Now, in relation to Daniel's concern with procfs, I feel we need to be clear
what is the meaning of a "pidfd" and it should consistently work across all
APIs no matter how pidfd is obtained. There shouldn't be like "if you obtain
pidfd using this method and it only works with these APIs", that's just plain
wrong IMO.

For example: with pidfd_open() or whatever that ends up being called is
available, the pidfd obtained is not tied to /proc. However, if one obtained
a pidfd using open("/proc/<pid>/", ..), then that pidfd *is* tied to /proc.
pidfd_send_signal will happily work on this "pidfd". Both these methods of
obtainings pidfd(s) make openat(2) work on them inconsistently. In one case
openat(2) fails, and in the other case it succeeds. I feel there should be no
ambiguity between how "pidfd" works with openat(2). Either make openat(2)
never work on any "pidfd", or always make it work on it.
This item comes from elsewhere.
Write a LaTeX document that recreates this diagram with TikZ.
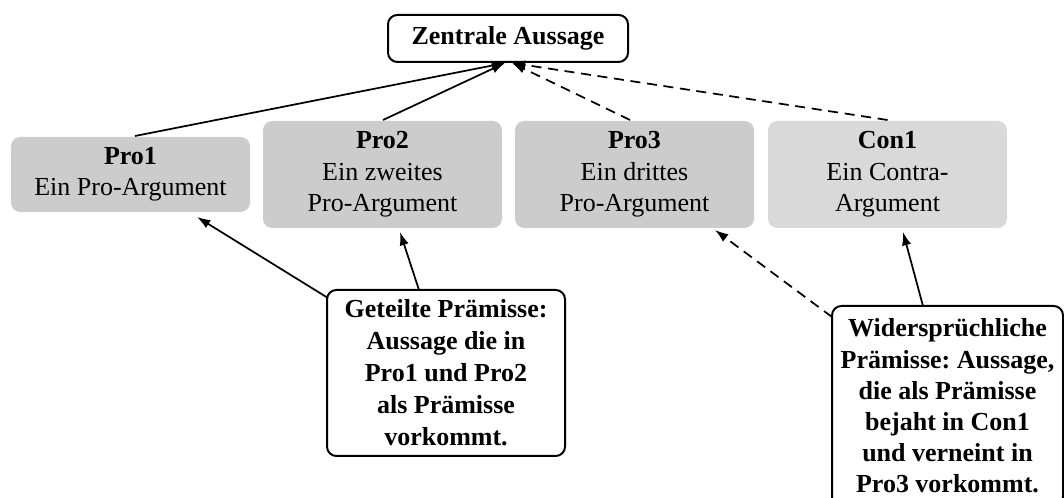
\documentclass[tikz,border=0pt]{standalone}
\usepackage{fontspec}
\setmainfont{Liberation Serif}
\usetikzlibrary{arrows.meta,calc}
\definecolor{profill}{HTML}{CCCCCC}
\definecolor{confill}{HTML}{D9D9D9}
\frenchspacing
\begin{document}
\begin{tikzpicture}[x=0.75pt,y=-0.75pt,
  every node/.style={inner sep=0pt, outer sep=0pt},
  argbox/.style={fill=profill, rounded corners=7pt, minimum width=179.25pt,
    align=center, font=\fontsize{19.5}{23.5}\selectfont},
  oneline/.style={minimum height=56.25pt},
  twoline/.style={minimum height=80.25pt},
  framebox/.style={draw, line width=1.5pt, rounded corners=7pt, fill=white,
    align=center, font=\bfseries\fontsize{19.5}{24}\selectfont},
  arr/.style={-{Latex[length=10pt,width=7pt]}, line width=1.3pt},
  darr/.style={arr, dash pattern=on 7.5pt off 5pt}]
\useasboundingbox (0,0) rectangle (1064,498);

\node[framebox, minimum width=180pt, minimum height=35.25pt] (top) at (508,38.5) {Zentrale Aussage};

\node[argbox, oneline] (pro1) at (130.5,174.5) {\textbf{Pro1}\\Ein Pro-Argument};
\node[argbox, twoline] (pro2) at (382.5,174.5) {\textbf{Pro2}\\Ein zweites\\Pro-Argument};
\node[argbox, twoline] (pro3) at (634.5,174.5) {\textbf{Pro3}\\Ein drittes\\Pro-Argument};
\node[argbox, twoline, fill=confill] (con1) at (887.5,174.5) {\textbf{Con1}\\Ein Contra-\\Argument};

\node[framebox, minimum width=178.5pt, minimum height=124.5pt] (ge) at (446,373)
  {Geteilte Prämisse:\\Aussage die in\\Pro1 und Pro2\\als Prämisse\\vorkommt.};
\node[framebox, minimum width=173.25pt, minimum height=150pt,
  font=\bfseries\fontsize{19.5}{23.4}\selectfont] (wi) at (947.5,406)
  {Widersprüchliche\\Prämisse: Aussage,\\die als Prämisse\\bejaht in Con1\\und verneint in\\Pro3 vorkommt.};

\draw[arr] ($(pro1.north)+(4.5,-1)$) -- ($(top.south)+(-3,1)$);
\draw[arr] ($(pro2.north)+(0.5,-1)$) -- ($(top.south)+(-3,1)$);
\draw[darr] ($(pro3.north)+(-4.5,-1)$) -- ($(top.south)+(4,1)$);
\draw[darr] ($(con1.north)+(0,-1)$) -- ($(top.south)+(4,1)$);

\draw[arr] ($(ge.north west)+(1,8)$) -- ($(pro1.south)+(66.5,5)$);
\draw[arr] ($(ge.north)+(-27,0)$) -- ($(pro2.south)+(17.5,4)$);
\draw[darr] ($(wi.north west)+(0,11)$) -- ($(pro3.south)+(80.5,2)$);
\draw[arr] ($(wi.north)+(-24.5,0)$) -- ($(con1.south)+(15.5,4)$);
\end{tikzpicture}
\end{document}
I would say, don't call a /proc/<pid> file descriptor as a "pidfd". Next, to
remedy all this, I feel pidfd_send_signal *should not* work on fds that are
obtained by opening of /proc/<pid> if we can agree those are not pidfds.
Only the ones obtained using the proposed pidfd_open (or pidfd_clone) should
be allowed to be used with pidfd_send_signal.

So I believe the call to tgid_pidfd_to_pid() from pidfd_to_pid in Christian's
patch 3/5 needs to go away.

+static struct pid *pidfd_to_pid(const struct file *file)
+{
+ if (file->f_op == &pidfd_fops)
+ return file->private_data;
+
+ return tgid_pidfd_to_pid(file); <-------- Should just return error
+}
+

I agree with Christian that lets not put pidfd_send_signal at risk. Let us
make the notion of a pidfd and the APIs that work on it *consistent* and make
it do just what we really need for our usescases. Which for Android, is,
pidfd_open/clone, pidfd_send_signal and pidfd_wait. I hope I added some
clarity around the usecases.

thanks,

- Joel